The resident also questioned why it appeared as though the territory had become complacent with its enforcement of protocols such as mask-wearing.
“I feel like whether you’re vaccinated or not, we need to really be focusing on sanitary protocols; safety protocols. We need to really be enforcing wearing your mask, social distancing, and really driving those points home because whether you’re vaccinated or not, it still is possible for you to catch and spread the virus and I think that’s where us as a whole community became complacent to be honest because some people started to feel like, ‘oh, I took the vaccine. So, I’m immortal’.”
He said local officials need to drive home the point that those everyday safety protocols for COVID-19 are effective.
He further suggested that residents need to allow ships to return to the territory with that understanding in mind.
“So, we have to work with this thing, live with it, push the protocols, allow the ships to come in and people have to make up their mind that this is how life is going to be,” the resident said.
He continued: “It would never go back to how it was pre-COVID no time soon. That’s just my take because we can’t just lose out on all these, you know, millions of dollars for the foreseeable future. That would be basically suicide; economic suicide.”
Meanwhile, Chief Medical Officer (CMO), Dr Ronald Georges explained that the government’s entry protocols had previously been adjusted for certain travellers.
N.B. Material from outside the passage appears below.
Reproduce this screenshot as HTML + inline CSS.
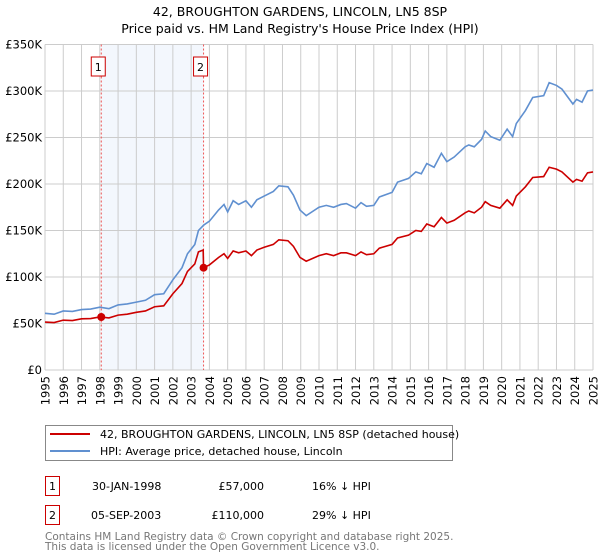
<!DOCTYPE html>
<html><head><meta charset="utf-8"><style>
body{margin:0;background:#fff;}
svg{display:block;font-family:"DejaVu Sans","Liberation Sans",sans-serif;}
</style></head><body>
<svg id="c" width="600" height="560" viewBox="0 0 600 560" xmlns="http://www.w3.org/2000/svg">
<text x="300" y="16" text-anchor="middle" font-size="12.5">42, BROUGHTON GARDENS, LINCOLN, LN5 8SP</text>
<text x="300" y="33" text-anchor="middle" font-size="12.5">Price paid vs. HM Land Registry's House Price Index (HPI)</text>
<g id="plot"></g>
<g>
<rect x="45.5" y="425.5" width="407" height="35" fill="#fff" stroke="#888"/>
<line x1="50" y1="434" x2="90" y2="434" stroke="#cc0000" stroke-width="2"/>
<text x="100" y="438" font-size="11">42, BROUGHTON GARDENS, LINCOLN, LN5 8SP (detached house)</text>
<line x1="50" y1="451" x2="90" y2="451" stroke="#6090d0" stroke-width="2"/>
<text x="100" y="455" font-size="11">HPI: Average price, detached house, Lincoln</text>
</g>
<g font-size="11">
<rect x="45.5" y="476.5" width="14" height="19" fill="#fff" stroke="#cc0000"/>
<text x="52.5" y="490" text-anchor="middle">1</text>
<text x="92" y="490">30-JAN-1998</text>
<text x="264" y="490" text-anchor="end">£57,000</text>
<text x="312" y="490">16% ↓ HPI</text>
<rect x="45.5" y="505.5" width="14" height="19" fill="#fff" stroke="#cc0000"/>
<text x="52.5" y="519" text-anchor="middle">2</text>
<text x="91" y="519">05-SEP-2003</text>
<text x="264" y="519" text-anchor="end">£110,000</text>
<text x="312" y="519">29% ↓ HPI</text>
</g>
<text x="45" y="540" font-size="10.5" fill="#777">Contains HM Land Registry data © Crown copyright and database right 2025.</text>
<text x="45" y="550" font-size="10.5" fill="#777">This data is licensed under the Open Government Licence v3.0.</text>
</svg>
<script>
const yTicks=[0,50000,100000,150000,200000,250000,300000,350000];
const yTickLabels=["£0","£50K","£100K","£150K","£200K","£250K","£300K","£350K"];
const xYears=[1995,1996,1997,1998,1999,2000,2001,2002,2003,2004,2005,2006,2007,2008,2009,2010,2011,2012,2013,2014,2015,2016,2017,2018,2019,2020,2021,2022,2023,2024,2025];
const hpiYears=[1995,1995.5,1996,1996.5,1997,1997.5,1998,1998.5,1999,1999.5,2000,2000.5,2001,2001.5,2002,2002.5,2002.8,2003.2,2003.4,2003.7,2004,2004.5,2004.8,2005,2005.3,2005.6,2006,2006.3,2006.6,2007,2007.5,2007.8,2008.3,2008.6,2008.96,2009.3,2010,2010.4,2010.8,2011.2,2011.5,2012,2012.3,2012.6,2013,2013.3,2014,2014.3,2014.9,2015.3,2015.6,2015.9,2016.3,2016.7,2017,2017.4,2018,2018.2,2018.5,2018.9,2019.1,2019.4,2019.9,2020.3,2020.6,2020.8,2021.3,2021.7,2022.3,2022.6,2023,2023.3,2023.9,2024.1,2024.4,2024.7,2025];
const hpiValues=[61000,60000,63500,63000,65000,65500,67500,66000,70000,71000,73000,75000,81000,82000,97000,110000,125000,135000,150000,156000,160000,172000,178000,170000,182000,178000,182000,175000,183000,187000,192000,198000,197000,188000,172000,166000,175000,177000,175000,178000,179000,174000,180000,176000,177000,186000,191000,202000,206000,213000,211000,222000,218000,233000,224000,229000,240000,242000,240000,248000,257000,251000,247000,259000,251000,265000,279000,293000,295000,309000,306000,302000,286000,291000,288000,300000,301000];
const priceYears=[1995,1995.5,1996,1996.5,1997,1997.5,1998,1998.5,1999,1999.5,2000,2000.5,2001,2001.5,2002,2002.5,2002.8,2003.2,2003.4,2003.66,2003.68,2004,2004.5,2004.8,2005,2005.3,2005.6,2006,2006.3,2006.6,2007,2007.5,2007.8,2008.3,2008.6,2008.96,2009.3,2010,2010.4,2010.8,2011.2,2011.5,2012,2012.3,2012.6,2013,2013.3,2014,2014.3,2014.9,2015.3,2015.6,2015.9,2016.3,2016.7,2017,2017.4,2018,2018.2,2018.5,2018.9,2019.1,2019.4,2019.9,2020.3,2020.6,2020.8,2021.3,2021.7,2022.3,2022.6,2023,2023.3,2023.9,2024.1,2024.4,2024.7,2025];
const priceValues=[51500,51000,53600,53200,55000,55300,57000,56000,59000,60000,62000,63500,68000,69000,82000,93000,106000,114000,127000,129000,110000,113000,121000,125000,120000,128000,126000,128000,123000,129000,132000,135000,140000,139000,133000,121000,117000,123000,125000,123000,126000,126000,123000,127000,124000,125000,131000,135000,142000,145000,150000,149000,157000,154000,164000,158000,161000,169000,171000,169000,175000,181000,177000,174000,183000,177000,187000,197000,207000,208000,218000,216000,213000,202000,205000,203000,212000,213000];
const saleYears=[1998.08,2003.68];
const salePrices=[57000,110000];
const saleLabels=["1","2"];

const NS="http://www.w3.org/2000/svg";
const X0=45,X1=593,Y0=370,Y1=44.5;
const xs=y=>X0+(y-1995)/(2025-1995)*(X1-X0);
const ys=v=>Y0-v/350000*(Y0-Y1);
const plot=document.getElementById('plot');
function mk(t,a,p){const e=document.createElementNS(NS,t);for(const k in a)e.setAttribute(k,a[k]);(p||plot).appendChild(e);return e;}

let shade=mk('rect',{x:xs(saleYears[0]),y:Y1,width:xs(saleYears[1])-xs(saleYears[0]),height:Y0-Y1,fill:'#eef3fc',opacity:'0.7'});



xYears.forEach(yr=>{
  const l=mk('line',{x1:xs(yr),x2:xs(yr),y1:Y1,y2:Y0,stroke:'#cccccc','stroke-width':1});
  
  
  const t=mk('text',{transform:`translate(${xs(yr)+4.5},${Y0+6}) rotate(-90)`,'text-anchor':'end','font-size':11.5});
  t.textContent=yr;
  
  
});
yTicks.forEach((v,i)=>{
  const l=mk('line',{x1:X0,x2:X1,y1:ys(v),y2:ys(v),stroke:'#cccccc','stroke-width':1});
  
  
  const t=mk('text',{x:X0-3,y:ys(v)+4,'text-anchor':'end','font-size':11.5});
  t.textContent=yTickLabels[i];
  
  
});

saleYears.forEach((yr,i)=>{
  const l=mk('line',{x1:xs(yr),x2:xs(yr),y1:Y1,y2:Y0,stroke:'#ee5555','stroke-width':1,'stroke-dasharray':'2,2'});
  
  
  const r=mk('rect',{x:xs(yr)-10,y:57,width:14,height:19,fill:'#fff',stroke:'#cc0000'});
  
  
  const t=mk('text',{x:xs(yr)-3,y:71,'text-anchor':'middle','font-size':11});
  t.textContent=saleLabels[i];
  
  
});

const hp=mk('polyline',{points:hpiYears.map((y,i)=>xs(y)+','+ys(hpiValues[i])).join(' '),fill:'none',stroke:'#6090d0','stroke-width':1.6});


const pp=mk('polyline',{points:priceYears.map((y,i)=>xs(y)+','+ys(priceValues[i])).join(' '),fill:'none',stroke:'#cc0000','stroke-width':1.6});


saleYears.forEach((yr,i)=>{
  const c=mk('circle',{cx:xs(yr),cy:ys(salePrices[i]),r:4,fill:'#cc0000'});
  
  
});
</script>
</body></html>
According to Dr Georges, Cabinet had made a decision to allow vaccinated tourists or vaccinated travellers to enter the territory. And at one point in time, they weren’t being tested but that move coincided with the cruise ships coming in.
He said after the BVI experienced a spike in cases, vaccinated persons who were coming in began to receive rapid tests.
“So, you would come in, you’d have the rapid test. If you’re negative, you go. So, in that scenario, you won’t get a band and you won’t enter quarantine if you did test rapid test positive on entry, then, you would get a band and be quarantined and await your PCR results which if positive, then, you’d go through that process for a positive person if negative and it was a false rapid test positive, then you’ll be you’ll continue to be released,” Dr Georges explained.